Era de un verde bien trabajado de clorofila entrelazada
por siglos. En la médula de la esmeralda nadaba su reino. Tenía unas patitas de
mujer paisaje y en su blanco humor de alegría encallaba su lecho. Su eternidad
era dura y su amor visible. Las orugas, como séquito embelesado, subían por su
cuerpo que se estremecía al sentir el calor de sus patas y su baba toxica. Era
entonces que tenía esos sueños clamorosos. Esos sueños liados con vuelos de
mariposas y sustos de aguacero. Enormes hojas le daban esa calidad de princesa.
Sentía el corazón de hierba ardiente y en los límites del ensueño era
equitativo el juego con el macho. Las raíces se bañaban con agua bronca y los
mosquitos mordían con furia sus pantorrillas. Todo era furtivo. En ese humus de
sueño liquido donde los cortesanos huían
despavoridos. Sin temor, se tocaba los
pechos para sentirse excitada. De la liana de su cabello subían y bajaban las
resonancias glaucas. Toda la noche se meneaba en esa cintura ancha.

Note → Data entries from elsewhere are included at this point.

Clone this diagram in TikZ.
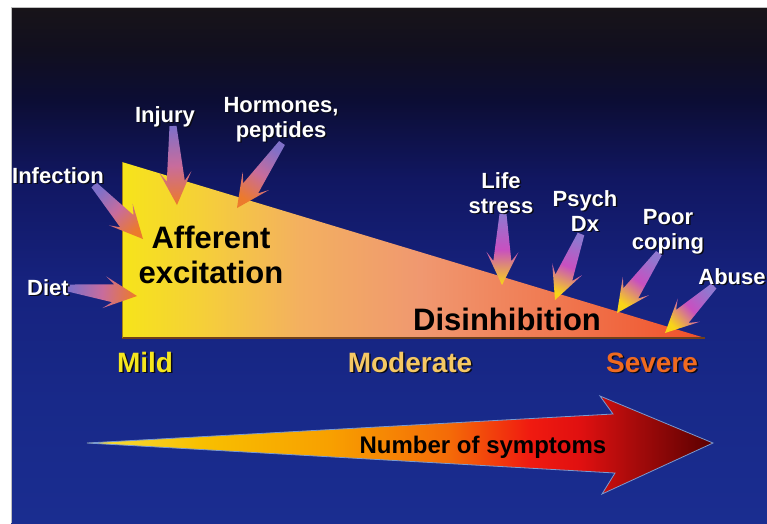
\documentclass[tikz,border=0pt]{standalone}
\usepackage{fontspec}
\setmainfont{Liberation Sans}
\usetikzlibrary{calc}

\definecolor{bg1}{HTML}{181419}
\definecolor{bg2}{HTML}{110F1F}
\definecolor{bg3}{HTML}{0C0D34}
\definecolor{bg4}{HTML}{111762}
\definecolor{bg5}{HTML}{16227E}
\definecolor{bg6}{HTML}{182989}
\definecolor{bg7}{HTML}{1A2D90}

\definecolor{tr1}{HTML}{F6E41A}
\definecolor{tr2}{HTML}{F5D038}
\definecolor{tr3}{HTML}{F3B060}
\definecolor{tr4}{HTML}{F09870}
\definecolor{tr5}{HTML}{F07A52}
\definecolor{tr6}{HTML}{F0502A}

\definecolor{ar1}{HTML}{F8E040}
\definecolor{ar2}{HTML}{F8C000}
\definecolor{ar3}{HTML}{F8A000}
\definecolor{ar4}{HTML}{F46A08}
\definecolor{ar5}{HTML}{F01A10}
\definecolor{ar6}{HTML}{E01010}
\definecolor{ar7}{HTML}{A00A0A}
\definecolor{ar8}{HTML}{5A0000}

\definecolor{ltail}{HTML}{8070C8}
\definecolor{rtail}{HTML}{9078D0}
\definecolor{lmid}{HTML}{C86C9C}
\definecolor{lhead}{HTML}{EC7A2C}
\definecolor{rmid}{HTML}{C850C0}
\definecolor{rhead}{HTML}{F8D418}
\definecolor{shadowc}{HTML}{0A0A14}
\definecolor{mildc}{HTML}{F5E61E}
\definecolor{modc}{HTML}{F5C864}
\definecolor{sevc}{HTML}{F06A20}
\definecolor{outl}{HTML}{7A9AD0}
\definecolor{edgec}{HTML}{70401A}

\pgfdeclareverticalshading{bgshade}{100bp}{color(0bp)=(bg7); color(25bp)=(bg7); color(36.9bp)=(bg6); color(48.5bp)=(bg5); color(58.2bp)=(bg4); color(66bp)=(bg3); color(70.8bp)=(bg2); color(75bp)=(bg1); color(100bp)=(bg1)}
\pgfdeclarehorizontalshading{trishade}{100bp}{color(0bp)=(tr1); color(25bp)=(tr1); color(31.7bp)=(tr2); color(40.3bp)=(tr3); color(50.6bp)=(tr4); color(61.7bp)=(tr5); color(75bp)=(tr6); color(100bp)=(tr6)}
\pgfdeclarehorizontalshading{bigshade}{100bp}{color(0bp)=(ar1); color(25bp)=(ar1); color(34bp)=(ar2); color(44.4bp)=(ar3); color(54bp)=(ar4); color(60.4bp)=(ar5); color(64.4bp)=(ar6); color(69.2bp)=(ar7); color(75bp)=(ar8); color(100bp)=(ar8)}

% #1 tail, #2 head point, #3 tail colour, #4 middle colour, #5 head colour
\newcommand\sarrow[5]{%
  \pgfmathanglebetweenpoints{\pgfpointanchor{#1}{center}}{\pgfpointanchor{#2}{center}}%
  \pgfmathsetmacro\myang{\pgfmathresult-90}%
  \shade[bottom color=#3, top color=#5, middle color=#4, shading angle=\myang]
    ($(#1)!3.5pt!90:(#2)$)
    -- ($(#2)!24pt!(#1)!9pt!270:(#1)$)
    -- ($(#2)!33pt!(#1)!16pt!270:(#1)$)
    -- (#2)
    -- ($(#2)!33pt!(#1)!16pt!90:(#1)$)
    -- ($(#2)!24pt!(#1)!9pt!90:(#1)$)
    -- ($(#1)!3.5pt!270:(#2)$) -- cycle;
}

\newcommand\shnode[4]{%
  \node[#1, text=shadowc] at ($(#3)+(1.5,1.5)$) {#4};
  \node[#1] (#2) at (#3) {#4};
}

\tikzset{
  lbl/.style={font=\fontsize{22}{25}\selectfont\bfseries, text=white, inner sep=0pt, align=center, anchor=base},
  bigtxt/.style={font=\fontsize{31}{35}\selectfont\bfseries, text=black, inner sep=0pt, align=center, anchor=base},
  sev/.style={font=\fontsize{28}{30}\selectfont\bfseries, inner sep=0pt, anchor=base},
  symtxt/.style={font=\fontsize{24}{26}\selectfont\bfseries, text=black, inner sep=0pt, anchor=base}
}

\begin{document}
\begin{tikzpicture}[x=1pt,y=-1pt]
\useasboundingbox[fill=white] (0,0) rectangle (767,523);
\shade[shading=bgshade] (11,7) rectangle (767,523);
\draw[gray!50, line width=0.8pt] (11,523) -- (11,7) -- (767,7);

% triangle
\coordinate (triA) at (122,162);
\coordinate (triB) at (705,338);
\coordinate (triC) at (122,338);
\shade[shading=trishade] (triA) -- (triB) -- (triC) -- cycle;
\draw[edgec, line width=1.5pt] (triC) -- (triB);
\draw[edgec!60!tr1, line width=0.8pt] (triC) -- (triA);

% small arrows
\coordinate (tInf) at (94,185);   \coordinate (hInf) at (143,239);
\coordinate (tDiet) at (68,288);  \coordinate (hDiet) at (137,296);
\coordinate (tInj) at (173,126);  \coordinate (hInj) at (177,205);
\coordinate (tHor) at (282,143);  \coordinate (hHor) at (237,208);
\coordinate (tLife) at (503,214); \coordinate (hLife) at (502,285);
\coordinate (tPsy) at (581,234);  \coordinate (hPsy) at (555,300);
\coordinate (tPoor) at (659,253); \coordinate (hPoor) at (617,313);
\coordinate (tAbu) at (714,286);  \coordinate (hAbu) at (665,333);

\sarrow{tInf}{hInf}{ltail}{lmid}{lhead}
\sarrow{tDiet}{hDiet}{ltail}{lmid}{lhead}
\sarrow{tInj}{hInj}{ltail}{lmid}{lhead}
\sarrow{tHor}{hHor}{ltail}{lmid}{lhead}
\sarrow{tLife}{hLife}{rtail}{rmid}{rhead}
\sarrow{tPsy}{hPsy}{rtail}{rmid}{rhead}
\sarrow{tPoor}{hPoor}{rtail}{rmid}{rhead}
\sarrow{tAbu}{hAbu}{rtail}{rmid}{rhead}

% texts in triangle
\node[bigtxt] (aff) at (211,283) {Afferent\\excitation};
\node[bigtxt] (dis) at (507,330) {Disinhibition};

% labels
\shnode{lbl}{lInf}{58,183}{Infection}
\shnode{lbl}{lDiet}{48,295}{Diet}
\shnode{lbl}{lInj}{165,122}{Injury}
\shnode{lbl}{lHor}{281,137}{Hormones,\\peptides}
\shnode{lbl}{lLife}{501,213}{Life\\stress}
\shnode{lbl}{lPsy}{585,231}{Psych\\Dx}
\shnode{lbl}{lPoor}{668,249}{Poor\\coping}
\shnode{lbl}{lAbu}{732,284}{Abuse}

% severity
\shnode{sev, text=mildc}{mild}{145,372}{Mild}
\shnode{sev, text=modc}{mod}{410,372}{Moderate}
\shnode{sev, text=sevc}{sevr}{652,372}{Severe}

% big arrow
\coordinate (bTail) at (87,443);
\coordinate (bTop) at (613,414);
\coordinate (bHT) at (600,396);
\coordinate (bTip) at (713,443);
\coordinate (bHB) at (602,494);
\coordinate (bBot) at (615,473);
\shade[shading=bigshade] (bTail) -- (bTop) -- (bHT) -- (bTip) -- (bHB) -- (bBot) -- cycle;
\draw[outl, line width=0.8pt, line join=miter] (bTail) -- (bTop) -- (bHT) -- (bTip) -- (bHB) -- (bBot) -- cycle;
\node[symtxt] (sym) at (483,453) {Number of symptoms};
\end{tikzpicture}
\end{document}
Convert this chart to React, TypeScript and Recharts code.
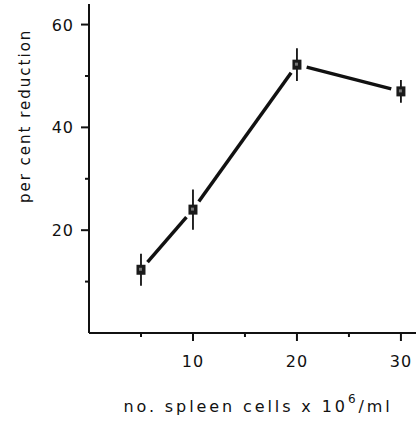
import { ComposedChart, ErrorBar, Scatter, XAxis, YAxis } from 'recharts'

const cellCounts = [5, 10, 20, 30]
const reduction = [12.3, 24, 52.2, 47]
const reductionErr = [3.1, 3.9, 3.2, 2.2]

const xTicks = [5, 10, 15, 20, 25, 30]
const yTicks = [10, 20, 30, 40, 50, 60]

const data = cellCounts.map((x, i) => ({ x, y: reduction[i], err: reductionErr[i] }))

const INK = '#111'
const FONT = '"DejaVu Sans", sans-serif'

function XTick({ x, y, payload }: any) {
  const major = payload.value % 10 === 0
  return (
    <g>
      <line x1={x} x2={x} y1={y} y2={y + (major ? 8 : 4)} stroke={INK} strokeWidth={2} />
      {major && (
        <text x={x} y={y + 34} textAnchor="middle" fontFamily={FONT} fontSize={16} letterSpacing={1} fill={INK}>
          {payload.value}
        </text>
      )}
    </g>
  )
}

function YTick({ x, y, payload }: any) {
  const major = payload.value % 20 === 0
  return (
    <g>
      <line x1={x - (major ? 8 : 4)} x2={x} y1={y} y2={y} stroke={INK} strokeWidth={2} />
      {major && (
        <text x={x - 15} y={y + 6} textAnchor="end" fontFamily={FONT} fontSize={16} letterSpacing={1} fill={INK}>
          {payload.value}
        </text>
      )}
    </g>
  )
}

function XTitle({ viewBox }: any) {
  const cx = viewBox.x + viewBox.width / 2 + 5.5
  return (
    <text x={cx} y={viewBox.y + 79} textAnchor="middle" fontFamily={FONT} fontSize={16} letterSpacing={2.9} fill={INK}>
      no. spleen cells x 10
      <tspan dy={-9} fontSize={12}>6</tspan>
      <tspan dy={9}>/ml</tspan>
    </text>
  )
}

function YTitle({ viewBox }: any) {
  const x = viewBox.x + 25
  const y = viewBox.y + viewBox.height * 0.34
  return (
    <text
      x={x}
      y={y}
      transform={`rotate(-90, ${x}, ${y})`}
      textAnchor="middle"
      dominantBaseline="central"
      fontFamily={FONT}
      fontSize={15}
      letterSpacing={2}
      fill={INK}
    >
      per cent reduction
    </text>
  )
}

// joins the points but stops each segment short of the markers, like the original
function GappedLine({ points }: any) {
  if (!points || points.length < 2) return null
  const gap = 10
  const segs = []
  for (let i = 0; i < points.length - 1; i++) {
    const p = points[i]
    const q = points[i + 1]
    const dx = q.x - p.x
    const dy = q.y - p.y
    const len = Math.hypot(dx, dy)
    const ux = dx / len
    const uy = dy / len
    segs.push(
      <line
        key={i}
        x1={p.x + ux * gap}
        y1={p.y + uy * gap}
        x2={q.x - ux * gap}
        y2={q.y - uy * gap}
        stroke={INK}
        strokeWidth={3.5}
      />,
    )
  }
  return <g>{segs}</g>
}

function SquareMark({ cx, cy }: any) {
  if (cx == null || cy == null) return null
  return (
    <g>
      <rect x={cx - 4.5} y={cy - 5} width={9} height={10} fill="#1a1a1a" />
      <rect x={cx - 2} y={cy - 2} width={3} height={3} fill="#777" />
    </g>
  )
}

export default function App() {
  return (
    <div style={{ position: 'absolute', left: 0, top: 0, background: '#fff' }}>
      <ComposedChart width={416} height={421} data={data} margin={{ top: 4, right: 0, bottom: 0, left: 0 }}>
        <XAxis
          type="number"
          dataKey="x"
          domain={[0, 31.45]}
          ticks={xTicks}
          tick={<XTick />}
          tickLine={false}
          tickSize={0}
          tickMargin={0}
          axisLine={{ stroke: INK, strokeWidth: 2 }}
          allowDataOverflow
          height={88}
          label={{ content: <XTitle /> }}
        />
        <YAxis
          type="number"
          domain={[0, 64]}
          ticks={yTicks}
          tick={<YTick />}
          tickLine={false}
          tickSize={0}
          tickMargin={0}
          axisLine={{ stroke: INK, strokeWidth: 2 }}
          width={89}
          label={{ content: <YTitle /> }}
        />
        <Scatter dataKey="y" line={<GappedLine />} shape={<SquareMark />} isAnimationActive={false}>
          <ErrorBar dataKey="err" direction="y" width={0} stroke={INK} strokeWidth={1.8} />
        </Scatter>
      </ComposedChart>
    </div>
  )
}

Al alba, los espesos musgos ocultaban la sutura de la
fiebre para acallar el rumor de la envidia de los que tienen la carne quemada.
Cuando llegaron las polillas ya eran de carbón sus invocaciones.
Sólo puedo añadir, que su reino floreció entes de que el volcán
humeara y los compases binarios se
escucharan por el paso de los ríos. Antes de que la primera sirena fuera vista
en aguas de América. Cuando los pescadores tenían hipocondría por el azul y las casas se construían de barro.